* [Objective]: Everything from the line containing "What matplotlib code" to the line containing "from matplotlib.ticker import", both lines included, must be copied exactly; nothing else should be.

* [Records for this exercise]:
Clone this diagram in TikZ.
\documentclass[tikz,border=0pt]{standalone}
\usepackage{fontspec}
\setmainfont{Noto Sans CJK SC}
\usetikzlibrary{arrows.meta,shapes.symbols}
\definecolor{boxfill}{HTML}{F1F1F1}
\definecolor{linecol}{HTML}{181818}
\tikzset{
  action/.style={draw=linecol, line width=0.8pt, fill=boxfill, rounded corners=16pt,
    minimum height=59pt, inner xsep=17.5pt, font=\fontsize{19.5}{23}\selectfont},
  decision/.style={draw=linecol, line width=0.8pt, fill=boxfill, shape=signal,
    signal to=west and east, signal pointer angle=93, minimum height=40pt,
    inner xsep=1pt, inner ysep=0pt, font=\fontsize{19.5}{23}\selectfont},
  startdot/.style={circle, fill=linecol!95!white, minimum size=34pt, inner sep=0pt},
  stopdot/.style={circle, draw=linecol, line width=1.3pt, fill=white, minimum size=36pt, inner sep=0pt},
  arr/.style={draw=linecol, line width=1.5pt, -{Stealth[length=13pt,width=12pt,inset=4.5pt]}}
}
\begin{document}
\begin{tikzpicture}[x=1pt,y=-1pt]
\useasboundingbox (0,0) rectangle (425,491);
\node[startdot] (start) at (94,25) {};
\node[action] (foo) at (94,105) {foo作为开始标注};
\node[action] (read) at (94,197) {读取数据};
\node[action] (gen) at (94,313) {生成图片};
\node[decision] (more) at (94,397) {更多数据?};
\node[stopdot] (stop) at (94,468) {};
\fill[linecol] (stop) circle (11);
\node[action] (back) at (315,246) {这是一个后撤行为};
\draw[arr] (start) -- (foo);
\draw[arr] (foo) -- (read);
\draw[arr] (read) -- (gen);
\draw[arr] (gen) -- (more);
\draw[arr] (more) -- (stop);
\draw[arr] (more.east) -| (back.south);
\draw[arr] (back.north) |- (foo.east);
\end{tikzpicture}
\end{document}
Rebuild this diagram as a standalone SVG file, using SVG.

* * *

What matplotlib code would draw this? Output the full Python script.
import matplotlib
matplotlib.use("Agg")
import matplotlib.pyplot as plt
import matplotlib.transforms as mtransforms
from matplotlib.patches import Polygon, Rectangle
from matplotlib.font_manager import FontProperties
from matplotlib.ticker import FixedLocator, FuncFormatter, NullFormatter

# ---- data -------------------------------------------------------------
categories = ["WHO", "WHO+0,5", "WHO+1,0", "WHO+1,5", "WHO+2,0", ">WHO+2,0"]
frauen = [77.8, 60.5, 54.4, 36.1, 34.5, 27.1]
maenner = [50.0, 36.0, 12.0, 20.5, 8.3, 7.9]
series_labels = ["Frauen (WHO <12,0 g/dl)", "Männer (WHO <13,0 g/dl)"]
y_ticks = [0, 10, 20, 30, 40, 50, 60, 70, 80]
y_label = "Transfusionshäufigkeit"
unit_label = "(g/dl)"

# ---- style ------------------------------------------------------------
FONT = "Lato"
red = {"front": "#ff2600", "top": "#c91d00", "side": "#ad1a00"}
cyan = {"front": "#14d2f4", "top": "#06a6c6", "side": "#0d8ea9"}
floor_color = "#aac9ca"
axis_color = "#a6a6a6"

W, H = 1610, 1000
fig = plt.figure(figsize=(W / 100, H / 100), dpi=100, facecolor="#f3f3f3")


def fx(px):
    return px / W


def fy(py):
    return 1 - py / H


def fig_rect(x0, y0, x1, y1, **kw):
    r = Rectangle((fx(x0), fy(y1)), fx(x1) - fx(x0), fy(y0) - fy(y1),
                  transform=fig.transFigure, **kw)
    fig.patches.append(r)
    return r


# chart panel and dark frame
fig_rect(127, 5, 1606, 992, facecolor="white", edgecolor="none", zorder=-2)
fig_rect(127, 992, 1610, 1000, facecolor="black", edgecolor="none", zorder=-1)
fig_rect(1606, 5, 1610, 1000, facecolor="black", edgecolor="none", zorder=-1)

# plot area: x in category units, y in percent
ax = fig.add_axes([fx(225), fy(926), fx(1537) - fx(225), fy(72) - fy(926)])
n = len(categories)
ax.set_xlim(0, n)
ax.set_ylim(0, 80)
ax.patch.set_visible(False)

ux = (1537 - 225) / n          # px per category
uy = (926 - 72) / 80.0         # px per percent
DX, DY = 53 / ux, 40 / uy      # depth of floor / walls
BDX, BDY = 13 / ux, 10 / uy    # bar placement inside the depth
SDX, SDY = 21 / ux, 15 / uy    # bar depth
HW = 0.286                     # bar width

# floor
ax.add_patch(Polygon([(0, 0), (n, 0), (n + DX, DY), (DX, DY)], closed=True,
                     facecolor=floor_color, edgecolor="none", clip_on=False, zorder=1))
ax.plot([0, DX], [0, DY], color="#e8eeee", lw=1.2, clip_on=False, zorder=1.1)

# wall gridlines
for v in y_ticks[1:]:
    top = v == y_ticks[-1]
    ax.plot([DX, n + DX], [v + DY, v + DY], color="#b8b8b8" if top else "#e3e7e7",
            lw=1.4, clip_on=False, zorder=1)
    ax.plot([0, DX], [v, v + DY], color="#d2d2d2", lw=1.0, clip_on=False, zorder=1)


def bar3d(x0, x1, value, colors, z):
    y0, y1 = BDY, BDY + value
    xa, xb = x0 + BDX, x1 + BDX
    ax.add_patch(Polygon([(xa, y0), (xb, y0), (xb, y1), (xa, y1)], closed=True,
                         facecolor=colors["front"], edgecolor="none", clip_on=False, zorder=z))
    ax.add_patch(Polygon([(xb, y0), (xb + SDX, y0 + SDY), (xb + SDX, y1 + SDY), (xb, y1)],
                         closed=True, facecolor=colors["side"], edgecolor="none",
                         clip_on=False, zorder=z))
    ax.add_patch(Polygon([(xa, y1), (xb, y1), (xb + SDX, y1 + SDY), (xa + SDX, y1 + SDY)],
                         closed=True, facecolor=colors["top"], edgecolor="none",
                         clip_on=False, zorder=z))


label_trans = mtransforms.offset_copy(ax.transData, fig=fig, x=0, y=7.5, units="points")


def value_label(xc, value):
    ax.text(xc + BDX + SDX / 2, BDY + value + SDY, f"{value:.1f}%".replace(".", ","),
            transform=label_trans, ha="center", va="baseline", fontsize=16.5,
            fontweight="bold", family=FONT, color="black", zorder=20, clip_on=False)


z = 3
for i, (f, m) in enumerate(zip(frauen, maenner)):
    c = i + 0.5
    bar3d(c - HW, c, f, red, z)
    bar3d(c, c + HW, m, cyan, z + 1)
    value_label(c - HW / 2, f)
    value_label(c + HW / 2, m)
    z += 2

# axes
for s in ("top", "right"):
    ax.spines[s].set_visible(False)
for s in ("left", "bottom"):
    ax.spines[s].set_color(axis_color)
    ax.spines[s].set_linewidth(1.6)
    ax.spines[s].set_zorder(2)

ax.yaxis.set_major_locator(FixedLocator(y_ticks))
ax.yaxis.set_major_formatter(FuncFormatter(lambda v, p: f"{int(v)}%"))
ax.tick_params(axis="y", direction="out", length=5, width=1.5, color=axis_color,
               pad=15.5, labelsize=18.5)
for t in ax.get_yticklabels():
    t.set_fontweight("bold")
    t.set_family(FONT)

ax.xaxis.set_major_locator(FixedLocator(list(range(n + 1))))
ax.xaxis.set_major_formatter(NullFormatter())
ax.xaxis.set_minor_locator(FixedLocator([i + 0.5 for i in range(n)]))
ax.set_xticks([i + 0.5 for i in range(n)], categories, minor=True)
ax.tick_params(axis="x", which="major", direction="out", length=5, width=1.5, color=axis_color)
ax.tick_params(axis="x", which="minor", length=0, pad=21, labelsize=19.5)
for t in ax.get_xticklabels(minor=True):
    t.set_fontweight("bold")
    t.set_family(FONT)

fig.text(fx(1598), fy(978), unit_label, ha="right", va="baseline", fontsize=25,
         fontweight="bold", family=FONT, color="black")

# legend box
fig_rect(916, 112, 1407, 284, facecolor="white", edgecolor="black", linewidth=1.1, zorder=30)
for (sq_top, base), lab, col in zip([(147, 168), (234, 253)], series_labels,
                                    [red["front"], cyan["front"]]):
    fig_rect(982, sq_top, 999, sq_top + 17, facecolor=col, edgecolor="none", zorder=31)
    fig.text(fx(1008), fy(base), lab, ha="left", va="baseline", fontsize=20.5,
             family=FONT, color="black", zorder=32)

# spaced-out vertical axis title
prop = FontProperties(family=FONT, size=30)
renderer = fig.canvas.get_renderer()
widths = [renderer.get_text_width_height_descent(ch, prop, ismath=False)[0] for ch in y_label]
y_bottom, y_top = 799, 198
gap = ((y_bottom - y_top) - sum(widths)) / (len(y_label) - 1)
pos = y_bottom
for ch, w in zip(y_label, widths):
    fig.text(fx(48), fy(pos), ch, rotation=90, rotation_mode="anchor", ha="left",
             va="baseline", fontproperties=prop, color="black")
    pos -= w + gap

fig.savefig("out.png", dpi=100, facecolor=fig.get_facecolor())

* [The result]:
What matplotlib code would draw this? Output the full Python script.
import matplotlib
matplotlib.use("Agg")
import matplotlib.pyplot as plt
import matplotlib.transforms as mtransforms
from matplotlib.patches import Polygon, Rectangle
from matplotlib.font_manager import FontProperties
from matplotlib.ticker import FixedLocator, FuncFormatter, NullFormatter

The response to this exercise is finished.